• What the task requires:
For each line of the data below that holds "Write", copy the line.

── Supplied records ──

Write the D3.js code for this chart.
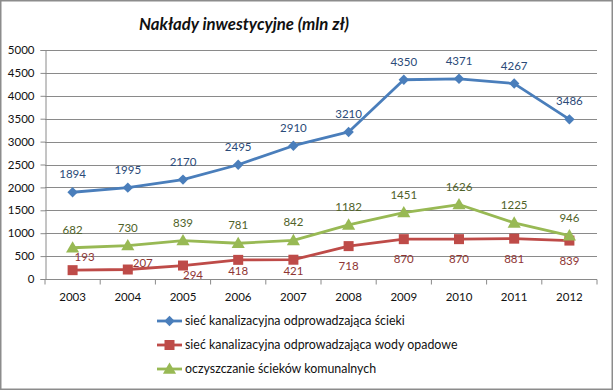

───
── Supplied records ──

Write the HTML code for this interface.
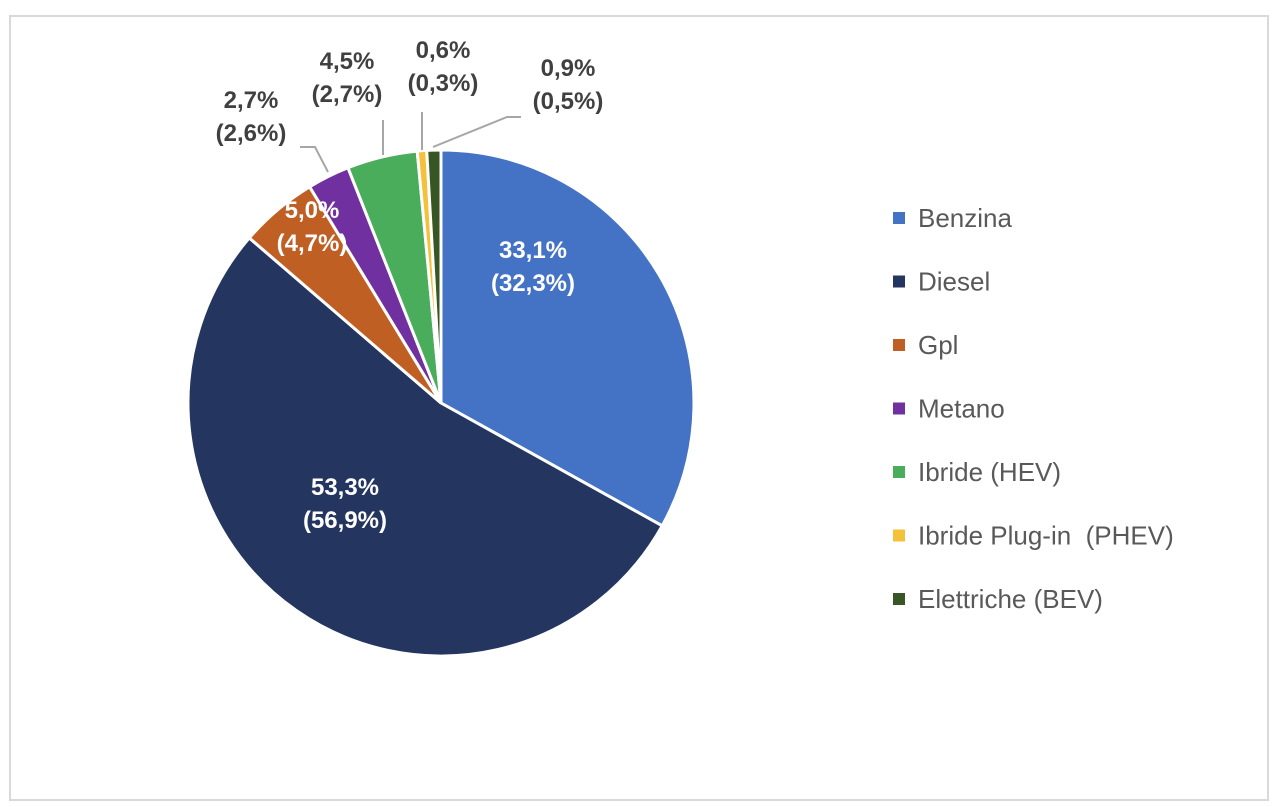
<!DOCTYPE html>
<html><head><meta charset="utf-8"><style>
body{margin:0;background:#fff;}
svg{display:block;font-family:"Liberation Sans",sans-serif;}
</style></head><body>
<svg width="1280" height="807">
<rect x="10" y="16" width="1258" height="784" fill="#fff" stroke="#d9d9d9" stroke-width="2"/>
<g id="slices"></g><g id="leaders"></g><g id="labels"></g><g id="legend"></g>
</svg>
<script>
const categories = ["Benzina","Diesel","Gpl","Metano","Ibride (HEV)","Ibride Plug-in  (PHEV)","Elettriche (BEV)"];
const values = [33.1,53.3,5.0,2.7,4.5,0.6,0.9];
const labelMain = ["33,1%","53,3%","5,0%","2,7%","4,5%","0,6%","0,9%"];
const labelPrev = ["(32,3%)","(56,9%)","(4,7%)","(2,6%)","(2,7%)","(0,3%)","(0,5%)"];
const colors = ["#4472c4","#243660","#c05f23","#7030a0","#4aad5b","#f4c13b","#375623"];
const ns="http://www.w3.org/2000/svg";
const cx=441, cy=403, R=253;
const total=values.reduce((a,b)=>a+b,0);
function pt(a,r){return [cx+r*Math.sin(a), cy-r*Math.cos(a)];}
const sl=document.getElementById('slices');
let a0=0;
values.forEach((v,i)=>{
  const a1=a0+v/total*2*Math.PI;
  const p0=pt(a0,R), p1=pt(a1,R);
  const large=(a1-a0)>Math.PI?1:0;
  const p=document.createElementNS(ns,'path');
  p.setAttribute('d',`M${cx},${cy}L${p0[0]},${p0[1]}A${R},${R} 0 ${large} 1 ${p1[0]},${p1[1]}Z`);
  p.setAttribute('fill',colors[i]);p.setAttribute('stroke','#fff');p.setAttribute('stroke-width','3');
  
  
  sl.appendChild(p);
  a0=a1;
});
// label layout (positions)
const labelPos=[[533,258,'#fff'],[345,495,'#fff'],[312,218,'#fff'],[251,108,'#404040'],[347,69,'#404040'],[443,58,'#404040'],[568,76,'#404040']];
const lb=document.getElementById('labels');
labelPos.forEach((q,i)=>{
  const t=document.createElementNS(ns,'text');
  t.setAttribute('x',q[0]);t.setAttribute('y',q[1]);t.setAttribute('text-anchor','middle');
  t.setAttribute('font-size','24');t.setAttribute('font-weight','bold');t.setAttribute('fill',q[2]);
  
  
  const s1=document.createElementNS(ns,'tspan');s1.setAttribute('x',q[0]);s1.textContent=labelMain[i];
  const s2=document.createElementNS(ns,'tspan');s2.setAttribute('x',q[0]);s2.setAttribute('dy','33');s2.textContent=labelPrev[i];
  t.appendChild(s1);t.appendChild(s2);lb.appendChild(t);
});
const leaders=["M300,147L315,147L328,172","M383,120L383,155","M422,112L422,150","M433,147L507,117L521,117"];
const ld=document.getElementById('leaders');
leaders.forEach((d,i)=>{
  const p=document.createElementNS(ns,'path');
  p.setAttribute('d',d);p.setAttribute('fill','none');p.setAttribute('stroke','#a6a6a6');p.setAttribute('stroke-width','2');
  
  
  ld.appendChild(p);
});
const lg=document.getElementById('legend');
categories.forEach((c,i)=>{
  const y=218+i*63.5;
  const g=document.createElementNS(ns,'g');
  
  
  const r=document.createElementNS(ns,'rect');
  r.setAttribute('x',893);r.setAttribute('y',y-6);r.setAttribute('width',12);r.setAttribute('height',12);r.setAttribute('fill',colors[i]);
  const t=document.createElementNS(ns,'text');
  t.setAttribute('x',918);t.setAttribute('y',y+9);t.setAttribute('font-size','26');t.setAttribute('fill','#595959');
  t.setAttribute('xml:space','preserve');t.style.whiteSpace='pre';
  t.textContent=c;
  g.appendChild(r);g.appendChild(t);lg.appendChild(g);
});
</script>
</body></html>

───

• Final answer:
Write the D3.js code for this chart.
Write the HTML code for this interface.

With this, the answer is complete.